Two former employees of a restaurant brought a proceeding to the Employment Relations Authority against their former employer. They claimed they were not paid overtime and had both kept personal wage and time records reflecting 66 hours worked per week. The employer’s wage and time records were incomplete, but reflected an average of 48 hours worked per week.

Employers must keep accurate wages and times records, and holiday and leave records. In this case the employer’s records were incomplete. The Authority considered whether it could rely on the personal records of time worked by each employee as being more accurate. However, the ERA found the personal records kept by the employees to not be credible evidence for proving the employees worked overtime. This was because it could be shown that some of the hours they recorded as working were not correct as they recorded working on days when they were actually on leave.
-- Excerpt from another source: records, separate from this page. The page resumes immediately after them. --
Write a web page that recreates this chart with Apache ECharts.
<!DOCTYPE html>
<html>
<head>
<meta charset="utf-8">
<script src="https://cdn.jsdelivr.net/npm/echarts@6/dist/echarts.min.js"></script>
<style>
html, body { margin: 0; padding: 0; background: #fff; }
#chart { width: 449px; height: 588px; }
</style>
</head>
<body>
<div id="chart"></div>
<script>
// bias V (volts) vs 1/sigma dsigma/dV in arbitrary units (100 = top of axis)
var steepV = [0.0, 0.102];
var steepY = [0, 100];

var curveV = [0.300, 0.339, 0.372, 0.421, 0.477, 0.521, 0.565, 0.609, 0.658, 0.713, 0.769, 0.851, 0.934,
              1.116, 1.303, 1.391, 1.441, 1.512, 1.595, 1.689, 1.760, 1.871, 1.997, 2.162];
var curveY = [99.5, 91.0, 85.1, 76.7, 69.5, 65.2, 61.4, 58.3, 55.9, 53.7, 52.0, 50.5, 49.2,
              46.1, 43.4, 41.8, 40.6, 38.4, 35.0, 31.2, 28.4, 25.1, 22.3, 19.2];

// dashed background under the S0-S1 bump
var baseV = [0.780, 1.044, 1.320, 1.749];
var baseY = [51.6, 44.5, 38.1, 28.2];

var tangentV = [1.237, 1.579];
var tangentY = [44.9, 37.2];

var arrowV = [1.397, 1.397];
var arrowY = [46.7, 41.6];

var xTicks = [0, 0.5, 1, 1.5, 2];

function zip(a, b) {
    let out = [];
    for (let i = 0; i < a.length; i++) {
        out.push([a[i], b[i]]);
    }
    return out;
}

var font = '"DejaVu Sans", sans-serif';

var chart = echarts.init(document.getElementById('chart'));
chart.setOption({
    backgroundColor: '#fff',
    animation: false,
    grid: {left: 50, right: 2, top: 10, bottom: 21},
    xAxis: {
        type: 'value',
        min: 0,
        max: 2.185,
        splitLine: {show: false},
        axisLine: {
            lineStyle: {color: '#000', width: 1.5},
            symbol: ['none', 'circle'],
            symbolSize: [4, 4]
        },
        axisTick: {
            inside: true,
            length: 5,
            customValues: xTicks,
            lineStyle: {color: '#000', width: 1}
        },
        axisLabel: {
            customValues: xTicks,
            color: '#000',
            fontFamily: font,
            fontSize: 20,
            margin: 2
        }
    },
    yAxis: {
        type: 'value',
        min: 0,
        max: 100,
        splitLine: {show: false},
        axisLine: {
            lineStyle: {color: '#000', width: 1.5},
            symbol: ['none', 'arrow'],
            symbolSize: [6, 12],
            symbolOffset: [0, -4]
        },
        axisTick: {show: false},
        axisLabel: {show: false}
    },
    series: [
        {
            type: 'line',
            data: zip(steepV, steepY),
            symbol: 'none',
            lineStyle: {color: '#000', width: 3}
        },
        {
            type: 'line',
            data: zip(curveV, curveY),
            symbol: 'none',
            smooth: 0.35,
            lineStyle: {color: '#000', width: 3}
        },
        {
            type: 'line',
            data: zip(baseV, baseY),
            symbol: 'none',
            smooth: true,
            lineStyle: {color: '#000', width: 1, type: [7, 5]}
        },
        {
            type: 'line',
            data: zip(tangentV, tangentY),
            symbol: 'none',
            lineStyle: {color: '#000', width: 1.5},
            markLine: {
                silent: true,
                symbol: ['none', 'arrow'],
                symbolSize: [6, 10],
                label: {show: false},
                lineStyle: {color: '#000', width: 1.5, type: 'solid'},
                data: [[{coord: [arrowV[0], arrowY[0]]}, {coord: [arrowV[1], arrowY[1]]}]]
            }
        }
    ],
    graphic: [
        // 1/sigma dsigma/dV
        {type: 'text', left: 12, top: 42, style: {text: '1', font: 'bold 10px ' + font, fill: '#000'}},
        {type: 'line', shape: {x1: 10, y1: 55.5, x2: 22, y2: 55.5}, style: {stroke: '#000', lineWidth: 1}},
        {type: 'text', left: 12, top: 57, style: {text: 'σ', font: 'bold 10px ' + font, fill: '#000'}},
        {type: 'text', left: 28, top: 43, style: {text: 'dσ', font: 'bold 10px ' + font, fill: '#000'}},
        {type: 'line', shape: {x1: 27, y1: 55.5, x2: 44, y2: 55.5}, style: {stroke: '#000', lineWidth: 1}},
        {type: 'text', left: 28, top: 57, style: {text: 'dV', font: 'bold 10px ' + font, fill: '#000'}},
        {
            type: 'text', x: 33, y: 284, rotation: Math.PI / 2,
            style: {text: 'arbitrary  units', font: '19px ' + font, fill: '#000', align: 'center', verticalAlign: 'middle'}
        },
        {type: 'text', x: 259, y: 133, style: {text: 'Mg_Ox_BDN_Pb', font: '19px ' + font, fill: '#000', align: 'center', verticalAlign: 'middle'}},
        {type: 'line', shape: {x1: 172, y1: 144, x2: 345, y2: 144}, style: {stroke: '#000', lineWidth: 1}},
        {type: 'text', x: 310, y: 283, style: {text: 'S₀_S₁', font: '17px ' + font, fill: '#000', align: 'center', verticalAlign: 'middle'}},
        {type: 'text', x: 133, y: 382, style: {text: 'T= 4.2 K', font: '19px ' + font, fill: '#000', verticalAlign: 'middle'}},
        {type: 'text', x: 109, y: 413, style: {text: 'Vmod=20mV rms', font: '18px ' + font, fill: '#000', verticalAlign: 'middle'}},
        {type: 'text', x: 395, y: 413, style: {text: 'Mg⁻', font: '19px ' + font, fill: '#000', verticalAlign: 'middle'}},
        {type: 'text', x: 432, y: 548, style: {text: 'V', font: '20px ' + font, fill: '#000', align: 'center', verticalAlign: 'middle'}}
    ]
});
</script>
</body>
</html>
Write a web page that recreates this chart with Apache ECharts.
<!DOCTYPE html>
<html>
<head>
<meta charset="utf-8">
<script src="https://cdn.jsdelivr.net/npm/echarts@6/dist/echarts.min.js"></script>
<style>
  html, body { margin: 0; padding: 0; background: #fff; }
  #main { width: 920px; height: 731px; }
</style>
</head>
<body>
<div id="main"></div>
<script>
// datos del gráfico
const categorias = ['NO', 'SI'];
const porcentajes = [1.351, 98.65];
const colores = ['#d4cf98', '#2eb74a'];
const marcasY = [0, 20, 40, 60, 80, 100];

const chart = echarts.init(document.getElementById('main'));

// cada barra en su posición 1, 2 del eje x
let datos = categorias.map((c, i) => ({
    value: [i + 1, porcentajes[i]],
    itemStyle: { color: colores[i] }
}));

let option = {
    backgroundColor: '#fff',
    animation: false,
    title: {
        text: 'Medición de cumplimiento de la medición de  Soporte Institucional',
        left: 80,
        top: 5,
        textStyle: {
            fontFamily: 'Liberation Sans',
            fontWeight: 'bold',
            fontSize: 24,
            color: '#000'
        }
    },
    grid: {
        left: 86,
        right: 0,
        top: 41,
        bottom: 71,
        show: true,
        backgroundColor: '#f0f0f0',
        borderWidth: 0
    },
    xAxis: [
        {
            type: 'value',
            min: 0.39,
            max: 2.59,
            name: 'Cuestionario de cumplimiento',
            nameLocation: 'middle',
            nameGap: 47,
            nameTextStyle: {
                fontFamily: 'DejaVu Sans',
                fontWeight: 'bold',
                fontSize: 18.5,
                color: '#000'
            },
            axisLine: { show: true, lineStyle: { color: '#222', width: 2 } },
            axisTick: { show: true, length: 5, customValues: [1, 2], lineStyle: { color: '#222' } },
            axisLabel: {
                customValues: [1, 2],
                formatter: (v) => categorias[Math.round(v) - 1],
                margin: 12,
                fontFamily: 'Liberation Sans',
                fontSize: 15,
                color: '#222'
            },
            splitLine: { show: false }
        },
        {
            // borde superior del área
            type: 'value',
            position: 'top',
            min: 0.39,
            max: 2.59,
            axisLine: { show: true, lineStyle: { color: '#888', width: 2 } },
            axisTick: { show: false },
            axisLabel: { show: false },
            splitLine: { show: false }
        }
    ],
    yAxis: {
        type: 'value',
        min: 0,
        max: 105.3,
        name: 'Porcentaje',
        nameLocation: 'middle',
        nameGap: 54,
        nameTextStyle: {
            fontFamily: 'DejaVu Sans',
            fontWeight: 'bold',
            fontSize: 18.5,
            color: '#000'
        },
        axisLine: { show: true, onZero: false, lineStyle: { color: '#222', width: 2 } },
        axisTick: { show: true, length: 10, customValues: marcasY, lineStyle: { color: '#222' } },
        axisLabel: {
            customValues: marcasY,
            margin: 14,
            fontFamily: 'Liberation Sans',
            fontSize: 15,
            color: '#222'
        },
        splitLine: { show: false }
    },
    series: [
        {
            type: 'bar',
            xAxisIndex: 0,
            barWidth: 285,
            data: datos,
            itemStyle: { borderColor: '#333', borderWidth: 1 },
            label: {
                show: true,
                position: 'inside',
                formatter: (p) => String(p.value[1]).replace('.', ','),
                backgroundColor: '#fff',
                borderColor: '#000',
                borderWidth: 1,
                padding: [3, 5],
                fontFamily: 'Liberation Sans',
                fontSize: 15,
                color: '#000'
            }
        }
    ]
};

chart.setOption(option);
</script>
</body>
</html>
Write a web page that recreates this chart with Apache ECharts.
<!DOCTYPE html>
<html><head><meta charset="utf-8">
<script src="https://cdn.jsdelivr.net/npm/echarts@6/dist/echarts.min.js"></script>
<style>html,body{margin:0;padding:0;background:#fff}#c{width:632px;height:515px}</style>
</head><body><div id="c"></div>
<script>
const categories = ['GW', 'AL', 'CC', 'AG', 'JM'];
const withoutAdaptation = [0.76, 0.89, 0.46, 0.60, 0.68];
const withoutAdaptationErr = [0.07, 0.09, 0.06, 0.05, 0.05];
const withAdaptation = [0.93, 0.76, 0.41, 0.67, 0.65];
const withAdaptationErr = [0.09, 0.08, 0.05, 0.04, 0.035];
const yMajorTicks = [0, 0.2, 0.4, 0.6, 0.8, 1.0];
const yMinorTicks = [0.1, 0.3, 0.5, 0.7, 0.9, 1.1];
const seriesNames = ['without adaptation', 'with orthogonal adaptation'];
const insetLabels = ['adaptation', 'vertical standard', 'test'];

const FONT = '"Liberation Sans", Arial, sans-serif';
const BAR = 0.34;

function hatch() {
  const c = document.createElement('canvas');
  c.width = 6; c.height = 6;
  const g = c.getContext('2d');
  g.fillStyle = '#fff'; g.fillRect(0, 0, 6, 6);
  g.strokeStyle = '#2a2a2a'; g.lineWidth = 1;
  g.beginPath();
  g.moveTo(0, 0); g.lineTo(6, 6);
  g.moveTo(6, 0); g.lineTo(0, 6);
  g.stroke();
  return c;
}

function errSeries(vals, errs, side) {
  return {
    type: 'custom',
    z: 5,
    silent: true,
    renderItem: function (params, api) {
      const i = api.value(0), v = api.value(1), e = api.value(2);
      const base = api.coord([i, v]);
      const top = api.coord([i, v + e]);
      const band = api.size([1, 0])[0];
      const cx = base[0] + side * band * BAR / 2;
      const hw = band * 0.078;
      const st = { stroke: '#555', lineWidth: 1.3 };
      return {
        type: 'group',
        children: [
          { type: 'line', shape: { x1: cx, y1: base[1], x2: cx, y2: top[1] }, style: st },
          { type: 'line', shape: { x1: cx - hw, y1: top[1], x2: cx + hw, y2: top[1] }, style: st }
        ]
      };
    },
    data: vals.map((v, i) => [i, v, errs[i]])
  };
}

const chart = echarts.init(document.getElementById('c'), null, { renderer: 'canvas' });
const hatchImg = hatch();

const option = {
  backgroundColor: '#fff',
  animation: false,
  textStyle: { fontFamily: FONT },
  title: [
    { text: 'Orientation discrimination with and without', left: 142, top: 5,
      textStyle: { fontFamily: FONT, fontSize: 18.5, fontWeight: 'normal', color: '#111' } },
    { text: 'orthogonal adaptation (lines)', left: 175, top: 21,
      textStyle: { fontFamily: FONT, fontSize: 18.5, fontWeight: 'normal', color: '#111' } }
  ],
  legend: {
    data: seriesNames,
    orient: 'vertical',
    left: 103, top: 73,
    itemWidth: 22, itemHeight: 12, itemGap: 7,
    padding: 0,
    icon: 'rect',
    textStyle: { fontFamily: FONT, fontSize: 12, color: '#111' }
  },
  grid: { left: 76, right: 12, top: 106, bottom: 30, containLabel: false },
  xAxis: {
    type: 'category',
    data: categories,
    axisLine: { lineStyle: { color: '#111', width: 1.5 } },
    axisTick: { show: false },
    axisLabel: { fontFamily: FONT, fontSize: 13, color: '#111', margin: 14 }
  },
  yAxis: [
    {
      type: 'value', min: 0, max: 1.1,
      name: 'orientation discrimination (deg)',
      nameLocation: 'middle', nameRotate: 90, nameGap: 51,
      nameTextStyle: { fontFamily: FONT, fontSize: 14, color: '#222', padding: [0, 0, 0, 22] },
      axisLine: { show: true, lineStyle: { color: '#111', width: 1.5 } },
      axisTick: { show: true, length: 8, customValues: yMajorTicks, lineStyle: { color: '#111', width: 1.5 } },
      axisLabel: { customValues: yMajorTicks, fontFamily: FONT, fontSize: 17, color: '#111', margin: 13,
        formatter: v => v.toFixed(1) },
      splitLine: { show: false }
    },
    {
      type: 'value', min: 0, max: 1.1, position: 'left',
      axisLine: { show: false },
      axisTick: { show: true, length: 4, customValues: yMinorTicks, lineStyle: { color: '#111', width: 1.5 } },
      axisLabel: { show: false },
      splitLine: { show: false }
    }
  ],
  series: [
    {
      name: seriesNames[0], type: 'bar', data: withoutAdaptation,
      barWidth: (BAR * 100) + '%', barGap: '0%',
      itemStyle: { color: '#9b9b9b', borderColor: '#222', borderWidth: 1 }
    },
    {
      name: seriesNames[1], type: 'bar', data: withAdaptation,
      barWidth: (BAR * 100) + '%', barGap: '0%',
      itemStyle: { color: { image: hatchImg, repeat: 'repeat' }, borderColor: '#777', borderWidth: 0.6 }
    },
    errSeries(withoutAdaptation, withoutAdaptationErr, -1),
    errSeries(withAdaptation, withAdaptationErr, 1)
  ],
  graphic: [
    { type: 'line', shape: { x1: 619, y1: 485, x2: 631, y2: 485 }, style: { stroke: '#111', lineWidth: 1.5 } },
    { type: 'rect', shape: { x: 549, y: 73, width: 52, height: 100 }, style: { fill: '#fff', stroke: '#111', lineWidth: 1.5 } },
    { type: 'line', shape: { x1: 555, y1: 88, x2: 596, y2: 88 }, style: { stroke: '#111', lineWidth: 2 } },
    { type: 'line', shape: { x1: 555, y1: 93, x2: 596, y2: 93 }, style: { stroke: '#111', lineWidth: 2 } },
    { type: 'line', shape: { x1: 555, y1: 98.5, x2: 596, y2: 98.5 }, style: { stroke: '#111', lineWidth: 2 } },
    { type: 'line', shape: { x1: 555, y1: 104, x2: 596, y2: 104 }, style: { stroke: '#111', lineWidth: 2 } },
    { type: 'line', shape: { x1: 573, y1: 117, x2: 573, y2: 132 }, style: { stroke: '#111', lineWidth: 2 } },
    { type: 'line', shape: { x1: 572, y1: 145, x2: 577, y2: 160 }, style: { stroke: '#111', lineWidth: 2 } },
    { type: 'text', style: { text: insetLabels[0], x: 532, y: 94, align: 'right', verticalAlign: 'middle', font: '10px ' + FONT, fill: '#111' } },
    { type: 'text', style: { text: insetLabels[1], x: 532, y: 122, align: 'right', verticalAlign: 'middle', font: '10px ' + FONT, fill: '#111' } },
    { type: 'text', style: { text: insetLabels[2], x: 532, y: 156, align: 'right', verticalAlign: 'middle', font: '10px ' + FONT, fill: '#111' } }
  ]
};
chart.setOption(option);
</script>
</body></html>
The Authority therefore considered the employer’s incomplete records as a better reflection of hours worked, but stated that the casualness and lack of attention to detail leaves the business at risk. This is because the Authority can penalise businesses for failing to keep adequate wages and time records. Using the employer’s records they showed that the employer still had to pay over $23,000 for unpaid overtime, holiday pay and interest.

One of the employees were not given an employment agreement which is also a breach of our employment laws. The employer was penalised $1,250 for this breach.

Keeping accurate wage, time and holiday records is very important. A lack of records leaves the business open to penalties and other claims.